Karin Viard: briller en retrait

Dès qu’elle apparaît dans un film, on ne voit qu’elle. Karin Viard, découverte dans La Nouvelle Ève, tourne depuis plus de 10 ans. Elle était déjà là dans Delicatessen et dans Tatie Danielle. Là, elle se terre en retrait, derrière Aurélien Recoing. "J’avais vu Ressources humaines, et j’avais beaucoup aimé, explique l’actrice. J’étais trop jeune pour jouer la femme du héros dans L’Emploi du temps, mais j’étais d’accord pour des bouts d’essai." Plus belle encore que sur le grand écran, plus froide aussi, Viard n’apprécie pas tellement le jeu du service après-vente, et ne se perd pas en digressions. "J’aime les réalisateurs qui savent ce qu’ils veulent, et Cantet sait ce qu’il veut.
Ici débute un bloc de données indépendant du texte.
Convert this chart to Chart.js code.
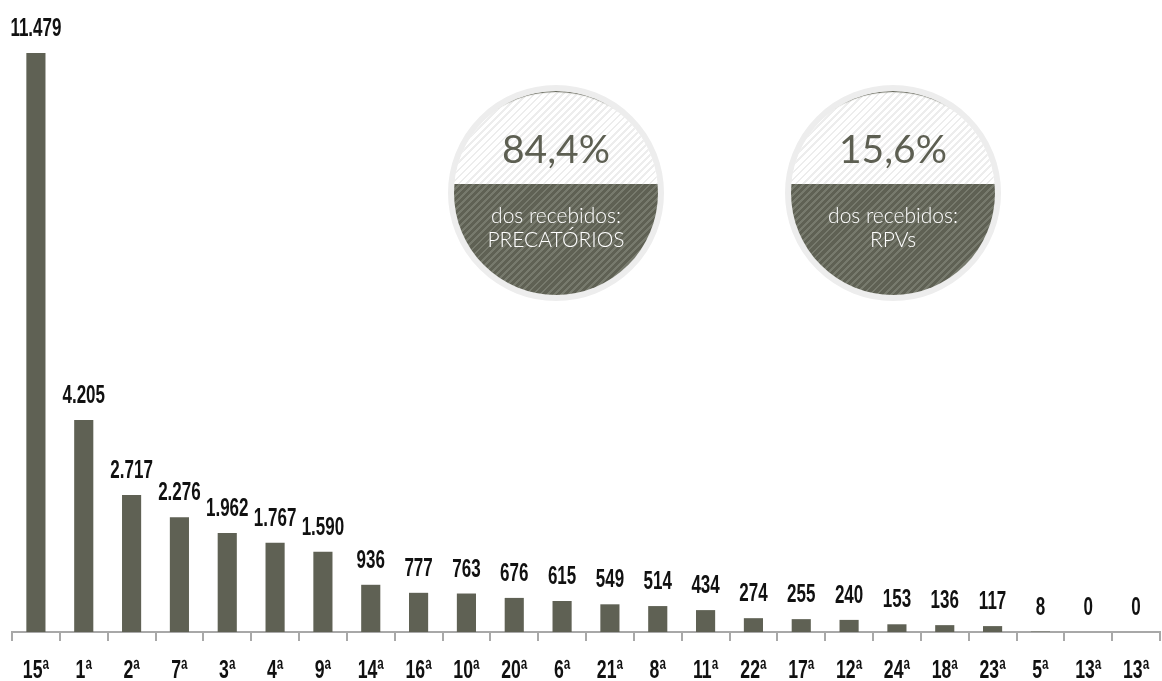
<!DOCTYPE html>
<html>
<head>
<meta charset="utf-8">
<script src="https://cdn.jsdelivr.net/npm/chart.js@4.4.1/dist/chart.umd.min.js"></script>
<style>
  html, body { margin: 0; padding: 0; background: #fff; }
  #wrap { position: relative; width: 1162px; height: 681px; }
  #chart { position: absolute; left: 0; top: 0; }
  .badge {
    position: absolute; width: 216px; height: 216px; border-radius: 50%;
    box-sizing: border-box; border: 6px solid #ededed; overflow: hidden;
    font-family: Lato, 'Open Sans', sans-serif;
  }
  .badge .top {
    position: absolute; left: 0; top: 0; right: 0; height: 93px;
    background: repeating-linear-gradient(135deg, #ffffff 0 3px, #ededed 3px 5px);
    box-shadow: inset 0 2px 1px -1px #5f6154;
    border-radius: 102px 102px 0 0 / 93px 93px 0 0;
  }
  .badge .bottom {
    position: absolute; left: 0; bottom: 0; right: 0; top: 93px;
    background: repeating-linear-gradient(135deg, #5f6154 0 3px, #777a6d 3px 5px);
  }
  .badge .pct {
    position: absolute; left: 0; right: 0; top: 34px; text-align: center;
    font-size: 39px; color: #5d5f52; font-weight: 400; line-height: 46px;
  }
  .badge .txt {
    position: absolute; left: 0; right: 0; top: 112px; text-align: center;
    font-size: 21px; color: #fff; font-weight: 300; line-height: 24px;
  }
</style>
</head>
<body>
<div id="wrap">
  <canvas id="chart" width="1162" height="681"></canvas>
</div>
<script>
// Precatórios recebidos por vara
var categories = ['15ª','1ª','2ª','7ª','3ª','4ª','9ª','14ª','16ª','10ª','20ª','6ª','21ª','8ª','11ª','22ª','17ª','12ª','24ª','18ª','23ª','5ª','13ª','13ª'];
var values = [11479, 4205, 2717, 2276, 1962, 1767, 1590, 936, 777, 763, 676, 615, 549, 514, 434, 274, 255, 240, 153, 136, 117, 8, 0, 0];

// circles on the right
var badgeValues = ['84,4%', '15,6%'];
var badgeLabels = ['dos recebidos:<br>PRECATÓRIOS', 'dos recebidos:<br>RPVs'];
var badgeLeft = [448, 785];

var wrap = document.getElementById('wrap');
for (var i = 0; i < badgeValues.length; i++) {
    var b = document.createElement('div');
    b.className = 'badge';
    b.style.left = badgeLeft[i] + 'px';
    b.style.top = '85px';
    b.innerHTML = '<div class="top"></div><div class="bottom"></div>' +
        '<div class="pct">' + badgeValues[i] + '</div>' +
        '<div class="txt">' + badgeLabels[i] + '</div>';
    wrap.appendChild(b);
}

var narrowFont = "'Liberation Sans', Arial, sans-serif";

function fmt(n) {
    return String(n).replace(/\B(?=(\d{3})+(?!\d))/g, '.');
}

// squeezed text, to look like a condensed face
function narrowText(ctx, text, x, y, size) {
    var sx = 0.68;
    ctx.save();
    ctx.font = 'bold ' + size + 'px ' + narrowFont;
    ctx.textAlign = 'center';
    ctx.textBaseline = 'alphabetic';
    ctx.translate(x, y);
    ctx.scale(sx, 1);
    ctx.fillText(text, 0, 0);
    ctx.restore();
}

var labelsPlugin = {
    id: 'labelsPlugin',
    afterDraw: function(chart) {
        var ctx = chart.ctx;
        var meta = chart.getDatasetMeta(0);
        var xs = chart.scales.x;
        ctx.save();
        ctx.fillStyle = '#111';
        meta.data.forEach(function(bar, i) {
            narrowText(ctx, fmt(values[i]), bar.x, bar.y - 17, 25);
        });
        categories.forEach(function(c, i) {
            narrowText(ctx, c, xs.getPixelForTick(i), 678, 26);
        });
        ctx.restore();
    }
};

var ctx = document.getElementById('chart').getContext('2d');
var chart = new Chart(ctx, {
    type: 'bar',
    data: {
        labels: categories,
        datasets: [{
            data: values,
            backgroundColor: '#5f6154',
            barPercentage: 0.4,
            categoryPercentage: 1
        }]
    },
    options: {
        responsive: false,
        animation: false,
        layout: { padding: { left: 12, right: 2, top: 53, bottom: 4 } },
        plugins: { legend: { display: false }, tooltip: { enabled: false } },
        scales: {
            x: {
                grid: { drawOnChartArea: false, color: '#a8a8a8', tickLength: 9, lineWidth: 2 },
                border: { color: '#a8a8a8', width: 2 },
                ticks: { color: 'rgba(0,0,0,0)', font: { size: 20 }, padding: 6, maxRotation: 0, autoSkip: false }
            },
            y: {
                display: false,
                min: 0,
                max: 11479
            }
        }
    },
    plugins: [labelsPlugin]
});
</script>
</body>
</html>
Il y a eu très peu de discussions. Mais c’était un rôle très ambivalent, cette femme qui aimerait savoir, mais qui ne veut rien briser." Choisissant ses rôles en fonction de l’histoire et du metteur en scène, elle dit savoir dès le tournage si le film sera réussi: "Ça tient à une grande cohérence, quand on sent que le metteur en scène tient son sujet, et que le film lui ressemble." Une intuition juste pour L’Emploi du temps.